AIM
All the data should be repeated exactly. Any image in it is left out.

DATA
%%

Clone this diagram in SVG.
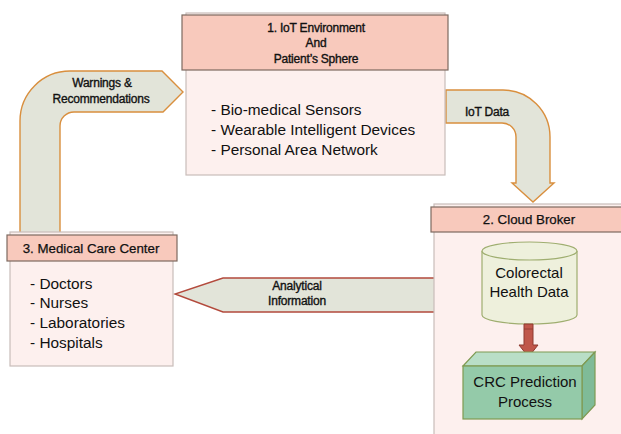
<svg xmlns="http://www.w3.org/2000/svg" width="621" height="434" viewBox="0 0 621 434">
  <style>
    .body { fill: #fdf0ee; stroke: #c9bdb9; stroke-width: 1.2; }
    .head { fill: #f8c9bc; stroke: #7d6a60; stroke-width: 1.2; }
    .flow { fill: #e2e4d9; stroke: #d98f3e; stroke-width: 1.4; stroke-linejoin: miter; }
    .flow-red { fill: #e2e4d9; stroke: #b34a3c; stroke-width: 1.4; }
    .lbl { font-family: "Liberation Sans Narrow", "Liberation Sans", Arial, sans-serif; font-size: 12px; fill: #111; stroke: #111; stroke-width: 0.35; text-anchor: middle; letter-spacing: -0.2px; }
    .title { font-family: "Liberation Sans", Arial, sans-serif; font-size: 13.3px; fill: #111; stroke: #111; stroke-width: 0.25; text-anchor: middle; }
    .item { font-family: "Liberation Sans", Arial, sans-serif; font-size: 15.4px; fill: #111; }
    .inner { font-family: "Liberation Sans", Arial, sans-serif; font-size: 15px; fill: #111; text-anchor: middle; }
  </style>

  <!-- connectors -->
  <g id="connectors">
    <!-- Medical Care Center to IoT Environment -->
    <path class="flow" d="M20,233 L20,121 A50,50 0 0 1 70,71 L162,71 L183,92 L163,112 L74,112 A14,14 0 0 0 60,126 L60,233 Z"/>
    <text class="lbl" x="102" y="87">Warnings &amp;</text>
    <text class="lbl" x="101" y="103">Recommendations</text>

    <!-- IoT Environment to Cloud Broker -->
    <path class="flow" d="M446,90 L503,90 A47,47 0 0 1 550,137 L550,183 L554,183 L533,202 L512,183 L516,183 L516,137 A14,14 0 0 0 502,123 L446,123 Z"/>
    <text class="lbl" x="487" y="116">IoT Data</text>

    <!-- Cloud Broker to Medical Care Center -->
    <path class="flow-red" d="M435,278 L223,278 L175,294 L223,312 L435,312 Z"/>
    <text class="lbl" x="297" y="290">Analytical</text>
    <text class="lbl" x="297" y="305">Information</text>
  </g>

  <!-- 1. IoT Environment -->
  <g id="iot-environment">
    <rect class="body" x="186" y="13" width="259" height="162"/>
    <rect class="head" x="182" y="15" width="266" height="55"/>
    <text class="lbl" x="316" y="32">1. IoT Environment</text>
    <text class="lbl" x="316" y="47">And</text>
    <text class="lbl" x="316" y="63">Patient’s Sphere</text>
    <text class="item" x="211" y="115">- Bio-medical Sensors</text>
    <text class="item" x="211" y="135">- Wearable Intelligent Devices</text>
    <text class="item" x="211" y="155">- Personal Area Network</text>
  </g>

  <!-- 2. Cloud Broker -->
  <g id="cloud-broker">
    <rect class="body" x="434" y="204" width="200" height="240"/>
    <rect class="head" x="431" y="207" width="200" height="25"/>
    <text class="title" x="529" y="224">2. Cloud Broker</text>

    <!-- data store -->
    <g id="health-data">
      <path d="M482,251 L482,315 A47.5,9 0 0 0 577,315 L577,251" fill="#eef0dc" stroke="#9fae70" stroke-width="1.2"/>
      <ellipse cx="529.5" cy="251" rx="47.5" ry="9" fill="#eef0dc" stroke="#9fae70" stroke-width="1.2"/>
      <text class="inner" x="529" y="278">Colorectal</text>
      <text class="inner" x="529" y="297">Health Data</text>
    </g>

    <!-- internal flow -->
    <path d="M524,324 L533,324 L533,345 L538,345 L528.5,357 L519,345 L524,345 Z" fill="#c0574b" stroke="#8e3a30" stroke-width="1"/>
    <line x1="524" y1="329" x2="533" y2="329" stroke="#8e3a30" stroke-width="0.8"/>

    <!-- prediction block -->
    <g id="crc-prediction">
      <path d="M463,366 L476,352 L595,352 L582,366 Z" fill="#b9dec7" stroke="#7f9a52" stroke-width="1.2"/>
      <path d="M582,366 L595,352 L595,405 L582,419 Z" fill="#7fbb98" stroke="#7f9a52" stroke-width="1.2"/>
      <rect x="463" y="366" width="119" height="53" fill="#94caa9" stroke="#7f9a52" stroke-width="1.2"/>
      <text class="inner" x="525" y="387">CRC Prediction</text>
      <text class="inner" x="525" y="407">Process</text>
    </g>
  </g>

  <!-- 3. Medical Care Center -->
  <g id="medical-care-center">
    <rect class="body" x="10" y="232" width="163" height="134"/>
    <rect class="head" x="7" y="235" width="170" height="26"/>
    <text class="title" x="91" y="253">3. Medical Care Center</text>
    <text class="item" x="30" y="289">- Doctors</text>
    <text class="item" x="30" y="308">- Nurses</text>
    <text class="item" x="30" y="328">- Laboratories</text>
    <text class="item" x="30" y="348">- Hospitals</text>
  </g>
</svg>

%%

THE RESPONSE
Clone this diagram in SVG.
<svg xmlns="http://www.w3.org/2000/svg" width="621" height="434" viewBox="0 0 621 434">
  <style>
    .body { fill: #fdf0ee; stroke: #c9bdb9; stroke-width: 1.2; }
    .head { fill: #f8c9bc; stroke: #7d6a60; stroke-width: 1.2; }
    .flow { fill: #e2e4d9; stroke: #d98f3e; stroke-width: 1.4; stroke-linejoin: miter; }
    .flow-red { fill: #e2e4d9; stroke: #b34a3c; stroke-width: 1.4; }
    .lbl { font-family: "Liberation Sans Narrow", "Liberation Sans", Arial, sans-serif; font-size: 12px; fill: #111; stroke: #111; stroke-width: 0.35; text-anchor: middle; letter-spacing: -0.2px; }
    .title { font-family: "Liberation Sans", Arial, sans-serif; font-size: 13.3px; fill: #111; stroke: #111; stroke-width: 0.25; text-anchor: middle; }
    .item { font-family: "Liberation Sans", Arial, sans-serif; font-size: 15.4px; fill: #111; }
    .inner { font-family: "Liberation Sans", Arial, sans-serif; font-size: 15px; fill: #111; text-anchor: middle; }
  </style>

  <!-- connectors -->
  <g id="connectors">
    <!-- Medical Care Center to IoT Environment -->
    <path class="flow" d="M20,233 L20,121 A50,50 0 0 1 70,71 L162,71 L183,92 L163,112 L74,112 A14,14 0 0 0 60,126 L60,233 Z"/>
    <text class="lbl" x="102" y="87">Warnings &amp;</text>
    <text class="lbl" x="101" y="103">Recommendations</text>

    <!-- IoT Environment to Cloud Broker -->
    <path class="flow" d="M446,90 L503,90 A47,47 0 0 1 550,137 L550,183 L554,183 L533,202 L512,183 L516,183 L516,137 A14,14 0 0 0 502,123 L446,123 Z"/>
    <text class="lbl" x="487" y="116">IoT Data</text>

    <!-- Cloud Broker to Medical Care Center -->
    <path class="flow-red" d="M435,278 L223,278 L175,294 L223,312 L435,312 Z"/>
    <text class="lbl" x="297" y="290">Analytical</text>
    <text class="lbl" x="297" y="305">Information</text>
  </g>

  <!-- 1. IoT Environment -->
  <g id="iot-environment">
    <rect class="body" x="186" y="13" width="259" height="162"/>
    <rect class="head" x="182" y="15" width="266" height="55"/>
    <text class="lbl" x="316" y="32">1. IoT Environment</text>
    <text class="lbl" x="316" y="47">And</text>
    <text class="lbl" x="316" y="63">Patient’s Sphere</text>
    <text class="item" x="211" y="115">- Bio-medical Sensors</text>
    <text class="item" x="211" y="135">- Wearable Intelligent Devices</text>
    <text class="item" x="211" y="155">- Personal Area Network</text>
  </g>

  <!-- 2. Cloud Broker -->
  <g id="cloud-broker">
    <rect class="body" x="434" y="204" width="200" height="240"/>
    <rect class="head" x="431" y="207" width="200" height="25"/>
    <text class="title" x="529" y="224">2. Cloud Broker</text>

    <!-- data store -->
    <g id="health-data">
      <path d="M482,251 L482,315 A47.5,9 0 0 0 577,315 L577,251" fill="#eef0dc" stroke="#9fae70" stroke-width="1.2"/>
      <ellipse cx="529.5" cy="251" rx="47.5" ry="9" fill="#eef0dc" stroke="#9fae70" stroke-width="1.2"/>
      <text class="inner" x="529" y="278">Colorectal</text>
      <text class="inner" x="529" y="297">Health Data</text>
    </g>

    <!-- internal flow -->
    <path d="M524,324 L533,324 L533,345 L538,345 L528.5,357 L519,345 L524,345 Z" fill="#c0574b" stroke="#8e3a30" stroke-width="1"/>
    <line x1="524" y1="329" x2="533" y2="329" stroke="#8e3a30" stroke-width="0.8"/>

    <!-- prediction block -->
    <g id="crc-prediction">
      <path d="M463,366 L476,352 L595,352 L582,366 Z" fill="#b9dec7" stroke="#7f9a52" stroke-width="1.2"/>
      <path d="M582,366 L595,352 L595,405 L582,419 Z" fill="#7fbb98" stroke="#7f9a52" stroke-width="1.2"/>
      <rect x="463" y="366" width="119" height="53" fill="#94caa9" stroke="#7f9a52" stroke-width="1.2"/>
      <text class="inner" x="525" y="387">CRC Prediction</text>
      <text class="inner" x="525" y="407">Process</text>
    </g>
  </g>

  <!-- 3. Medical Care Center -->
  <g id="medical-care-center">
    <rect class="body" x="10" y="232" width="163" height="134"/>
    <rect class="head" x="7" y="235" width="170" height="26"/>
    <text class="title" x="91" y="253">3. Medical Care Center</text>
    <text class="item" x="30" y="289">- Doctors</text>
    <text class="item" x="30" y="308">- Nurses</text>
    <text class="item" x="30" y="328">- Laboratories</text>
    <text class="item" x="30" y="348">- Hospitals</text>
  </g>
</svg>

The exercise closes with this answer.